**WHAT THE TASK REQUIRES**.
Extract, exactly, the lines from the line containing "Give me the Plotly source for this chart." to the line containing "x_past = [0.0127, 0.025, 0.050]", with both lines included and any pictures left out.

-- Start INPUT --

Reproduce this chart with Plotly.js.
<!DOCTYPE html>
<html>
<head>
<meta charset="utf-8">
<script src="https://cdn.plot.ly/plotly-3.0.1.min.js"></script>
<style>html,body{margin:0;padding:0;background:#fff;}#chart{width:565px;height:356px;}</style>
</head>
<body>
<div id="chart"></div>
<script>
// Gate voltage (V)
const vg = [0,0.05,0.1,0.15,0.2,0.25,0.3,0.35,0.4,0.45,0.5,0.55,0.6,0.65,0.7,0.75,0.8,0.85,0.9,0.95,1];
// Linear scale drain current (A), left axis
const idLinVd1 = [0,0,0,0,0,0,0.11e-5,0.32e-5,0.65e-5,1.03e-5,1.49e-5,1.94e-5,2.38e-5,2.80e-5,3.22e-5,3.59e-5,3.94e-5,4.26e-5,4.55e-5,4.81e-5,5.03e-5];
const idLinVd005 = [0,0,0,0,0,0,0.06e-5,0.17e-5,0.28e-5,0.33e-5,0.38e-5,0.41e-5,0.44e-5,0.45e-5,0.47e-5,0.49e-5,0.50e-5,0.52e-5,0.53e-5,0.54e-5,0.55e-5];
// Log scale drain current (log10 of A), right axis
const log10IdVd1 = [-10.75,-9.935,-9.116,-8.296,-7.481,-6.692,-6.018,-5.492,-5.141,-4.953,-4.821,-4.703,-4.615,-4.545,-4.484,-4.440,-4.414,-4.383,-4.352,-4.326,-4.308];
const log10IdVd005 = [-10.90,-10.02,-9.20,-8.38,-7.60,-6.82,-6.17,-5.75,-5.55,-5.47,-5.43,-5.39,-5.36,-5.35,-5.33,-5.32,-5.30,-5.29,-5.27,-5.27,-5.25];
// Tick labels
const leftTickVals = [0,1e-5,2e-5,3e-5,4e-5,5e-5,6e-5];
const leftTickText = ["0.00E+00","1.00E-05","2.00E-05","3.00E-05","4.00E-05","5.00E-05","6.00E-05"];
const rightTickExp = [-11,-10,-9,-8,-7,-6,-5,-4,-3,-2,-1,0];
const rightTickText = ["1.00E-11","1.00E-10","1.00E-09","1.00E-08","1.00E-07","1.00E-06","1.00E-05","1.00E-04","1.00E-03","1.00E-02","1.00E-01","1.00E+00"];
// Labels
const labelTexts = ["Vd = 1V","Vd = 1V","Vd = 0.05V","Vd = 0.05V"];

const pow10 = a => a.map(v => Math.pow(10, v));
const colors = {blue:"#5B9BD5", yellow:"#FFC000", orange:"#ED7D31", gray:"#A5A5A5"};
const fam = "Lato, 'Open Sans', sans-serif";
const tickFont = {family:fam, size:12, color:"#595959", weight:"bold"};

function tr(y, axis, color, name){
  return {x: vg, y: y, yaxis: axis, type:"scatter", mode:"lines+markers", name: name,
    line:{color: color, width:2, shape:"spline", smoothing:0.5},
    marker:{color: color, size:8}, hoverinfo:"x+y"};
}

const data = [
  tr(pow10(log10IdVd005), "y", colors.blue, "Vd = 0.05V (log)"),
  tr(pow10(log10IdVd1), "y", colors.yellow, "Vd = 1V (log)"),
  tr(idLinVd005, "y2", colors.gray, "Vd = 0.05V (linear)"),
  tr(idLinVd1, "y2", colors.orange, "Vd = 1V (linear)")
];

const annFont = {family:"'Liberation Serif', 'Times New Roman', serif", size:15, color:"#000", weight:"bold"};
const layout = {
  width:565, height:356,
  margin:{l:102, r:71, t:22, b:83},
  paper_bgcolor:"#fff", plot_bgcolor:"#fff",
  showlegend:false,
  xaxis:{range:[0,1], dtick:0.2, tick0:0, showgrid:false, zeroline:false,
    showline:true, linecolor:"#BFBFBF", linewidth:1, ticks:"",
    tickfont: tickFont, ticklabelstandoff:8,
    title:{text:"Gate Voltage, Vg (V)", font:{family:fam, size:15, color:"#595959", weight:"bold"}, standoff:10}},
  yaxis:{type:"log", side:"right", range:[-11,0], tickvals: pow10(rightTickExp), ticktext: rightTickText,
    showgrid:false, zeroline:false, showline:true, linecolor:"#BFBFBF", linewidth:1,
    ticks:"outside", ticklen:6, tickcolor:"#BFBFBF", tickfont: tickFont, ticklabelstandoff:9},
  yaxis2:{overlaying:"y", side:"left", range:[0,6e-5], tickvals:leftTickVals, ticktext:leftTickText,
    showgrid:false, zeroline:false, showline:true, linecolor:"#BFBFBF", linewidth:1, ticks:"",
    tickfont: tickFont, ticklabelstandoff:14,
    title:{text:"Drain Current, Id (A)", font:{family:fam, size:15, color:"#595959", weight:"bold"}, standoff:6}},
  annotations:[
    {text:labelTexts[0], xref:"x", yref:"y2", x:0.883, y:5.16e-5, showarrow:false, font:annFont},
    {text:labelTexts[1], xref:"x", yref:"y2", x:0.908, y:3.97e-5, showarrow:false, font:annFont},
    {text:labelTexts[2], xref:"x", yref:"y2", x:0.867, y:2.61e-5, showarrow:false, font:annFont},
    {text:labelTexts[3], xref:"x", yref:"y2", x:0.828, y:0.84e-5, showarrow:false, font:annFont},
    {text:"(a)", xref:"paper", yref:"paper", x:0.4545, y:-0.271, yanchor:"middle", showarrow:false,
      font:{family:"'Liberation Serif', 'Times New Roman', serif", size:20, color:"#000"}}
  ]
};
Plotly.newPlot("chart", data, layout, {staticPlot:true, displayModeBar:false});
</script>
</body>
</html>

-- End INPUT --
-- Start INPUT --

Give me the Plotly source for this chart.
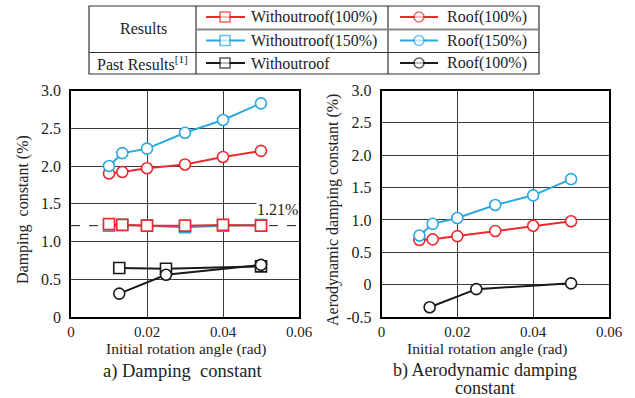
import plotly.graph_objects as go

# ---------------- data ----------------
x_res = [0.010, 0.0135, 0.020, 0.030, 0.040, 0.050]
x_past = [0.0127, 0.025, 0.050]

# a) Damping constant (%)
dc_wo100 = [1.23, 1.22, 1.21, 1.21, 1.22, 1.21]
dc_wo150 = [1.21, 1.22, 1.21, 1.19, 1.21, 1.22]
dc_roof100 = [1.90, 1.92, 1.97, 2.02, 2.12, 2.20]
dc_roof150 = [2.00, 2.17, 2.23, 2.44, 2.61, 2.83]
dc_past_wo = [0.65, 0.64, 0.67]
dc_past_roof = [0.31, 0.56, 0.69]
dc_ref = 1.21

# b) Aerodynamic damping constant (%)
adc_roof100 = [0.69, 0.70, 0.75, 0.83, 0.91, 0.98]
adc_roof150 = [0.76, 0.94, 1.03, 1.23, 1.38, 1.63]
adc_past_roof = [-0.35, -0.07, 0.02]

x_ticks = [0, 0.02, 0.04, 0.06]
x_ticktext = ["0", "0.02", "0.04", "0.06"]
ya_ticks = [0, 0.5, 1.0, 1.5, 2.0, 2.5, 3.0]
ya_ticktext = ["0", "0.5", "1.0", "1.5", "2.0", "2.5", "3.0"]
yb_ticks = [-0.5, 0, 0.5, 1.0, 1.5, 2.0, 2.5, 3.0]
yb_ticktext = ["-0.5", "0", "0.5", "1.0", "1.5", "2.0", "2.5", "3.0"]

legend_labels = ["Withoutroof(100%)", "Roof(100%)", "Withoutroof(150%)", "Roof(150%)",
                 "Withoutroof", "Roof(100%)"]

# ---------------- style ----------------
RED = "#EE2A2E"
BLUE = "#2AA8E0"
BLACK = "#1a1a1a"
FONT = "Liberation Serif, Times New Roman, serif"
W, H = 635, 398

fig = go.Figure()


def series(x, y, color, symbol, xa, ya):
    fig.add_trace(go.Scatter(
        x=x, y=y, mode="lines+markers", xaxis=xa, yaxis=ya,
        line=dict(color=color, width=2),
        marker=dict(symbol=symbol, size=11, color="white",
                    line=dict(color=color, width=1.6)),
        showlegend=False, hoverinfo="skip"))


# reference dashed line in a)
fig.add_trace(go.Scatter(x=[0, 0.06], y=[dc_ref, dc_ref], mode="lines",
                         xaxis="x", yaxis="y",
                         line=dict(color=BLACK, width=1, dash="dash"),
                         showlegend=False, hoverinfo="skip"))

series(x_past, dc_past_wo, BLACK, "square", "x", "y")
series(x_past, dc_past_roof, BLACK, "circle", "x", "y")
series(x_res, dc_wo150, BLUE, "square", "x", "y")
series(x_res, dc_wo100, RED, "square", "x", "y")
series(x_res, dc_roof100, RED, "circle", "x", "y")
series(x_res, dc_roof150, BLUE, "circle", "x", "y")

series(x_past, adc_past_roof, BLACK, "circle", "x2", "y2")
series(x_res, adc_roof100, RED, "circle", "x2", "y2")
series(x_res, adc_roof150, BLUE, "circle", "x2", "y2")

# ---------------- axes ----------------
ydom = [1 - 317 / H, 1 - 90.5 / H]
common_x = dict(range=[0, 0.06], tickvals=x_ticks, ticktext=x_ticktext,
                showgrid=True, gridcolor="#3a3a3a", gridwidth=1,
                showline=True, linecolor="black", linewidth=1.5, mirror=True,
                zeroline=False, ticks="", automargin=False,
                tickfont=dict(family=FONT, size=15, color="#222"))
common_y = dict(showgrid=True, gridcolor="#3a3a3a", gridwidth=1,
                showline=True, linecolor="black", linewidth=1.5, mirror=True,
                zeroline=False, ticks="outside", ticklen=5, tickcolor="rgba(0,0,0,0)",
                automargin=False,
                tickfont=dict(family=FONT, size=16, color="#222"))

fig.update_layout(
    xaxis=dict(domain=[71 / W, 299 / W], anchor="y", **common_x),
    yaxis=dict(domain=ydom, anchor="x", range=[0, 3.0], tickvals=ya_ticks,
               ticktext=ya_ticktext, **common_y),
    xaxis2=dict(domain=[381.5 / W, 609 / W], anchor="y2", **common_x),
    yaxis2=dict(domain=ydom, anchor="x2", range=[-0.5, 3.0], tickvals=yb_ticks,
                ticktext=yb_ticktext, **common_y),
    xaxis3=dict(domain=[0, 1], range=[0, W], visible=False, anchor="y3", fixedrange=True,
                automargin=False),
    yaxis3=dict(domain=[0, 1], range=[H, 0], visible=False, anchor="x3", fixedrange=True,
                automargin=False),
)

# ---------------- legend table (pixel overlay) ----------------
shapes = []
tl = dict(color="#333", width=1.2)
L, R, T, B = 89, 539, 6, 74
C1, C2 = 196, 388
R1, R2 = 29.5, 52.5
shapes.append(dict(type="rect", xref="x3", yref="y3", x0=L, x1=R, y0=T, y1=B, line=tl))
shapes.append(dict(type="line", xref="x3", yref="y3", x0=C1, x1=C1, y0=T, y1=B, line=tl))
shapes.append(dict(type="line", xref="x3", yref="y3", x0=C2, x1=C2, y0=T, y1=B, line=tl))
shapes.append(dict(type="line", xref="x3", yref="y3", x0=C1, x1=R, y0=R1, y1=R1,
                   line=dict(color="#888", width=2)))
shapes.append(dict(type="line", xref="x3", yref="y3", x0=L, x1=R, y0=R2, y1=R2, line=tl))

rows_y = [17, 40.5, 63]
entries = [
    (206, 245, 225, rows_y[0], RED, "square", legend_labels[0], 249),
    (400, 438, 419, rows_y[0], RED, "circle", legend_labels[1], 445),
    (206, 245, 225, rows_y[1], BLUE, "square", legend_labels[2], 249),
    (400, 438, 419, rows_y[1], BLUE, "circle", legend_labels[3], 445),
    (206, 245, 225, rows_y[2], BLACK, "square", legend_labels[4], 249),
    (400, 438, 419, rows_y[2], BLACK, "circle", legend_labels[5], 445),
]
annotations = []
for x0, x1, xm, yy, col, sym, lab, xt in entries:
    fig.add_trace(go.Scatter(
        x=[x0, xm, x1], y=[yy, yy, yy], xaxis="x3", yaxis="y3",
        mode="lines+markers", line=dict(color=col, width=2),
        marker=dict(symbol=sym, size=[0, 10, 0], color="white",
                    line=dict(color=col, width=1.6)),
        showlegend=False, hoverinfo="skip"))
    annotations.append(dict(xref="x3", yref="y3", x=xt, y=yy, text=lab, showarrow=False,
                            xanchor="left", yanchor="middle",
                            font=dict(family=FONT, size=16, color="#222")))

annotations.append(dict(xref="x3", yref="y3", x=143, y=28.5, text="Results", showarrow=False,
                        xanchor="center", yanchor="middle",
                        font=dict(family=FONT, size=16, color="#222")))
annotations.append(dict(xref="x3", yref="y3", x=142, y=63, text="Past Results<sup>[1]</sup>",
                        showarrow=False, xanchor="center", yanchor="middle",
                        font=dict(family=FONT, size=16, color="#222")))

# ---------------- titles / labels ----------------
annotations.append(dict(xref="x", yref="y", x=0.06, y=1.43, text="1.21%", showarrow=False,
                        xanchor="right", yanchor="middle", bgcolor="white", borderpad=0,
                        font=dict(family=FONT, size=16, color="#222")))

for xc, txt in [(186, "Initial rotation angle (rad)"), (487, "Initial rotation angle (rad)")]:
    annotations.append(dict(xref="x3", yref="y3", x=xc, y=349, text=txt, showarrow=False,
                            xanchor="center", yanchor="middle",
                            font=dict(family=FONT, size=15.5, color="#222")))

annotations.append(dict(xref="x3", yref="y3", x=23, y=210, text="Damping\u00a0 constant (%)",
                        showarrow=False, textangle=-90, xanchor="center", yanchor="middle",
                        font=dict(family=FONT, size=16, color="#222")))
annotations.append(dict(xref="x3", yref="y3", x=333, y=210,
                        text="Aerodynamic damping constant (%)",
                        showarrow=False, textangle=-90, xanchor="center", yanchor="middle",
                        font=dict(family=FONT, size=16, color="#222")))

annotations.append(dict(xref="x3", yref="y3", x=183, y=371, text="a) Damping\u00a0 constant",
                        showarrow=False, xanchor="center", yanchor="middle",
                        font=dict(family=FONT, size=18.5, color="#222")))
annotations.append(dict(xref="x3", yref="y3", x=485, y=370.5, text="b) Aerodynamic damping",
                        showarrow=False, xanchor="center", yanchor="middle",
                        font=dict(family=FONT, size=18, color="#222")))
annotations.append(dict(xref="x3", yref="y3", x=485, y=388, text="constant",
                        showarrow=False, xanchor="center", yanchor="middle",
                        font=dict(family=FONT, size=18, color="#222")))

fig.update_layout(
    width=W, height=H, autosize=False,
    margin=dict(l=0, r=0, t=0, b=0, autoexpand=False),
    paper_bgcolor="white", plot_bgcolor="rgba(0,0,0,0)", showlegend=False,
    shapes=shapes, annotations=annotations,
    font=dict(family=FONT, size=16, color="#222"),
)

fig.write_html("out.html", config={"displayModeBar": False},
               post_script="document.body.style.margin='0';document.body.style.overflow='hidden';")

-- End INPUT --

**TASK SOLUTION**.
Give me the Plotly source for this chart.
import plotly.graph_objects as go

# ---------------- data ----------------
x_res = [0.010, 0.0135, 0.020, 0.030, 0.040, 0.050]
x_past = [0.0127, 0.025, 0.050]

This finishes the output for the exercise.